Characterization of the photophysics of a mixed system of red disperse dyes using experimental and theoretical methods

While many disperse dyes have been studied in a variety of scientific fields, from textiles to biochemistry, most studies have been conducted on individual dyes having specific chromogens. However, bearing in mind that dyes are often used in combinations, in order to produce target colors for outdoor environments, an understanding of the photophysics of mixed system of dyes is important. As an extension of our previous work pertaining to scarlet and blue disperse dyes developed for use in outdoor applications, we investigated the photophysics of two commercial colorants and their various components (azo and anthraquinone red disperse dyes) to help account for their photostability when used in combinations. In this regard, experimental and modeling studies were performed to get insight into excited-state properties following light absorption.

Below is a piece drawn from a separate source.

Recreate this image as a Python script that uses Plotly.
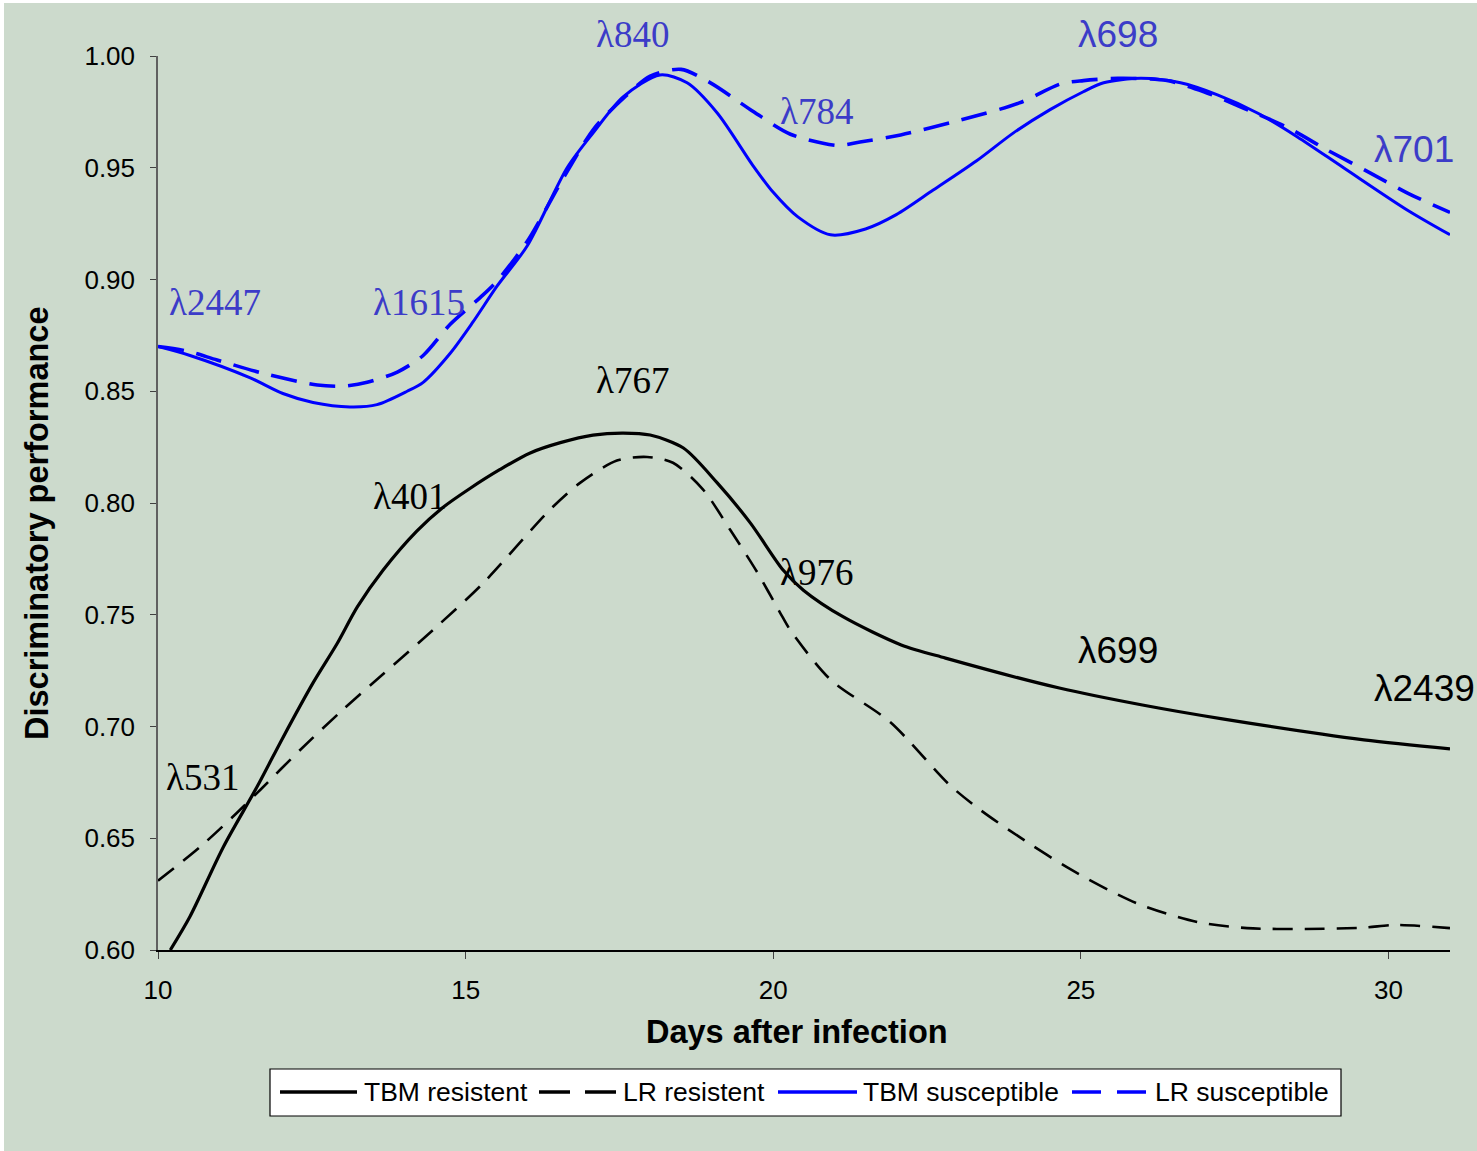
import plotly.graph_objects as go

# ---- data -------------------------------------------------------------
tbm_res_days = [10.2, 10.52, 11.06, 11.61, 12.03, 12.52, 12.91, 13.24, 13.66, 14.21, 14.63,
                15.07, 15.56, 16.05, 16.54, 17.07, 17.56, 18.0, 18.54, 19.09, 19.63, 20.16,
                20.49, 21.14, 22.08, 22.8, 24.65, 26.0, 27.3, 29.6, 31.0]
tbm_res_vals = [0.600, 0.615, 0.646, 0.673, 0.695, 0.7195, 0.737, 0.7535, 0.770, 0.7875, 0.798,
                0.8065, 0.815, 0.8224, 0.827, 0.8304, 0.8313, 0.8304, 0.8246, 0.809, 0.791, 0.770,
                0.761, 0.749, 0.7365, 0.7306, 0.7172, 0.7096, 0.7034, 0.694, 0.690]

lr_res_days = [10.0, 10.68, 11.28, 11.66, 12.31, 13.0, 13.66, 14.47, 15.28, 16.37, 16.86, 17.46,
               17.95, 18.37, 18.86, 19.3, 19.74, 20.11, 20.28, 20.93, 21.9, 22.86, 23.37, 24.0,
               24.85, 25.9, 26.9, 27.7, 28.65, 29.6, 30.1, 31.0]
lr_res_vals = [0.631, 0.646, 0.6613, 0.6716, 0.6895, 0.7074, 0.7235, 0.7432, 0.764, 0.797, 0.809,
               0.819, 0.8206, 0.818, 0.806, 0.788, 0.769, 0.751, 0.743, 0.721, 0.702, 0.674,
               0.6626, 0.6506, 0.6358, 0.621, 0.6125, 0.6098, 0.6094, 0.610, 0.6112, 0.6098]

tbm_sus_days = [10.0, 10.52, 11.5, 12.03, 12.52, 13.12, 13.56, 14.05, 14.31, 14.75, 15.12, 15.51,
                16.0, 16.65, 17.07, 17.56, 18.16, 18.6, 19.09, 19.67, 20.0, 20.4, 20.93, 21.5,
                22.0, 22.6, 23.3, 23.9, 24.5, 25.04, 25.37, 25.97, 26.62, 27.22, 27.87, 28.52,
                29.27, 30.31, 31.0]
tbm_sus_vals = [0.870, 0.866, 0.856, 0.849, 0.845, 0.843, 0.844, 0.850, 0.854, 0.867, 0.881, 0.897,
                0.915, 0.950, 0.9655, 0.9817, 0.9915, 0.988, 0.9745, 0.951, 0.939, 0.928, 0.920,
                0.9226, 0.929, 0.940, 0.953, 0.9655, 0.976, 0.984, 0.988, 0.990, 0.988, 0.9826,
                0.9745, 0.9638, 0.950, 0.931, 0.920]

lr_sus_days = [10.0, 10.47, 10.96, 11.71, 12.59, 13.01, 13.4, 13.89, 14.31, 14.75, 15.24, 15.5,
               16.0, 16.6, 17.1, 17.6, 18.0, 18.5, 18.98, 19.63, 20.28, 21.04, 21.41, 22.07,
               23.0, 24.0, 24.67, 25.04, 25.6, 26.4, 27.0, 27.64, 28.36, 29.0, 29.7, 30.36, 31.0]
lr_sus_vals = [0.870, 0.868, 0.864, 0.858, 0.8528, 0.8523, 0.854, 0.8586, 0.866, 0.880, 0.892,
               0.899, 0.917, 0.946, 0.968, 0.982, 0.991, 0.994, 0.988, 0.976, 0.965, 0.960,
               0.9615, 0.9647, 0.971, 0.979, 0.9875, 0.989, 0.990, 0.989, 0.984, 0.9767, 0.968,
               0.958, 0.9477, 0.938, 0.930]

series_names = ["TBM resistent", "LR resistent", "TBM susceptible", "LR susceptible"]

x_ticks = [10, 15, 20, 25, 30]
y_ticks = [0.60, 0.65, 0.70, 0.75, 0.80, 0.85, 0.90, 0.95, 1.00]
y_tick_text = ["0.60", "0.65", "0.70", "0.75", "0.80", "0.85", "0.90", "0.95", "1.00"]

# wavelength labels: text, day, value, group
label_text = ["λ2447", "λ1615", "λ840", "λ784", "λ698", "λ701",
              "λ767", "λ401", "λ531", "λ976", "λ699", "λ2439"]
label_day = [10.17, 13.48, 17.11, 20.10, 24.94, 29.75,
             17.11, 13.48, 10.12, 20.10, 24.94, 29.75]
label_val = [0.8895, 0.8895, 1.0094, 0.975, 1.0094, 0.958,
             0.8546, 0.8027, 0.6774, 0.7687, 0.7342, 0.717]
label_blue = [True] * 6 + [False] * 6
label_serif = [True, True, True, True, False, False,
               True, True, True, True, False, False]

# ---- styling -----------------------------------------------------------
W, H = 1477, 1151
ML, MR, MT, MB = 158, 27, 56, 201
X_RANGE = [10, 31]
Y_RANGE = [0.60, 1.00]
BG = "#ccdacc"
BLUE = "#0000ff"
LABEL_BLUE = "#3c3cc8"
SANS = "Liberation Sans, Arial, sans-serif"
SERIF = "Liberation Serif, Times New Roman, serif"

plot_w = W - ML - MR
plot_h = H - MT - MB


def px_x(p):
    return (p - ML) / plot_w


def px_y(p):
    return (H - MB - p) / plot_h


def data_x(d):
    return (d - X_RANGE[0]) / (X_RANGE[1] - X_RANGE[0])


def data_y(v):
    return (v - Y_RANGE[0]) / (Y_RANGE[1] - Y_RANGE[0])


fig = go.Figure()

trace_specs = [
    (tbm_res_days, tbm_res_vals, "black", 3.2, "solid"),
    (lr_res_days, lr_res_vals, "black", 2.6, "20px,12px"),
    (tbm_sus_days, tbm_sus_vals, BLUE, 3.0, "solid"),
    (lr_sus_days, lr_sus_vals, BLUE, 3.6, "26px,13px"),
]
for name, (xs, ys, col, w, dash) in zip(series_names, trace_specs):
    fig.add_trace(go.Scatter(
        x=xs, y=ys, name=name, mode="lines",
        line=dict(color=col, width=w, dash=dash, shape="spline", smoothing=0.8),
        showlegend=False, cliponaxis=False,
    ))

# wavelength annotations (placed in paper space so the ones above 1.00 still show)
for t, d, v, blue, serif in zip(label_text, label_day, label_val, label_blue, label_serif):
    fig.add_annotation(
        x=data_x(d), y=data_y(v), xref="paper", yref="paper", text=t, showarrow=False,
        xanchor="left", yanchor="middle", borderpad=0,
        font=dict(family=SERIF if serif else SANS, size=37,
                  color=LABEL_BLUE if blue else "black"),
    )

# axis titles
fig.add_annotation(x=px_x(797), y=px_y(1032), xref="paper", yref="paper",
                   text="<b>Days after infection</b>", showarrow=False,
                   xanchor="center", yanchor="middle",
                   font=dict(family=SANS, size=32.5, color="black"))
fig.add_annotation(x=px_x(37), y=px_y(524), xref="paper", yref="paper",
                   text="<b>Discriminatory performance</b>", showarrow=False,
                   textangle=-90, xanchor="center", yanchor="middle",
                   font=dict(family=SANS, size=32.5, color="black"))

shapes = []
# thin white frame along the top and left edges
shapes.append(dict(type="rect", xref="paper", yref="paper",
                   x0=px_x(-5), x1=px_x(W + 5), y0=px_y(3), y1=px_y(-5),
                   fillcolor="white", line=dict(width=0), layer="below"))
shapes.append(dict(type="rect", xref="paper", yref="paper",
                   x0=px_x(-5), x1=px_x(4), y0=px_y(H + 5), y1=px_y(-5),
                   fillcolor="white", line=dict(width=0), layer="below"))

# legend box
leg_y = 1092
shapes.append(dict(type="rect", xref="paper", yref="paper",
                   x0=px_x(270), x1=px_x(1341), y0=px_y(1116), y1=px_y(1069),
                   fillcolor="white", line=dict(color="black", width=1.2)))
legend_items = [
    (series_names[0], 280, 357, 363, "black", "solid"),
    (series_names[1], 539, 616, 622, "black", "31px,15px"),
    (series_names[2], 778, 857, 862, BLUE, "solid"),
    (series_names[3], 1072, 1146, 1154, BLUE, "29px,16px"),
]
for name, s0, s1, tx, col, dash in legend_items:
    shapes.append(dict(type="line", xref="paper", yref="paper",
                       x0=px_x(s0), x1=px_x(s1), y0=px_y(leg_y), y1=px_y(leg_y),
                       line=dict(color=col, width=3.5, dash=dash)))
    fig.add_annotation(x=px_x(tx), y=px_y(leg_y), xref="paper", yref="paper",
                       text=name, showarrow=False, xanchor="left", yanchor="middle",
                       borderpad=0, font=dict(family=SANS, size=26.5, color="black"))

fig.update_layout(
    width=W, height=H,
    margin=dict(l=ML, r=MR, t=MT, b=MB),
    paper_bgcolor=BG, plot_bgcolor=BG,
    shapes=shapes,
    showlegend=False,
    font=dict(family=SANS, color="black"),
)

fig.update_xaxes(
    range=X_RANGE, tickvals=x_ticks, ticktext=[str(v) for v in x_ticks],
    showgrid=False, zeroline=False,
    showline=True, linecolor="black", linewidth=1.5,
    ticks="outside", ticklen=7, tickwidth=1.2, tickcolor="#404040",
    tickfont=dict(family=SANS, size=26, color="black"),
    ticklabelstandoff=9,
)
fig.update_yaxes(
    range=Y_RANGE, tickvals=y_ticks, ticktext=y_tick_text,
    showgrid=False, zeroline=False,
    showline=True, linecolor="#606060", linewidth=1.5,
    ticks="outside", ticklen=6, tickwidth=1.2, tickcolor="#404040",
    tickfont=dict(family=SANS, size=26, color="black"),
    ticklabelstandoff=10,
)

fig.write_html("out.html")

Transient absorption spectroscopy (TAS) showed that the dye mixtures dissipated excited-state energy much faster than the main component (an anthraquinone disperse red dye), which emphasized the benefit of multiple components in a commercial dye. The reduced excited-state lifetime clearly showed that the presence of additional dyes can play an important role in the photophysics and improving photostability.

Automated summary

Studies have shown that mixed dye systems with multiple components dissipate excited-state energy faster than single main dyes, emphasizing the benefits of having multiple components in commercial dyes for improving photostability.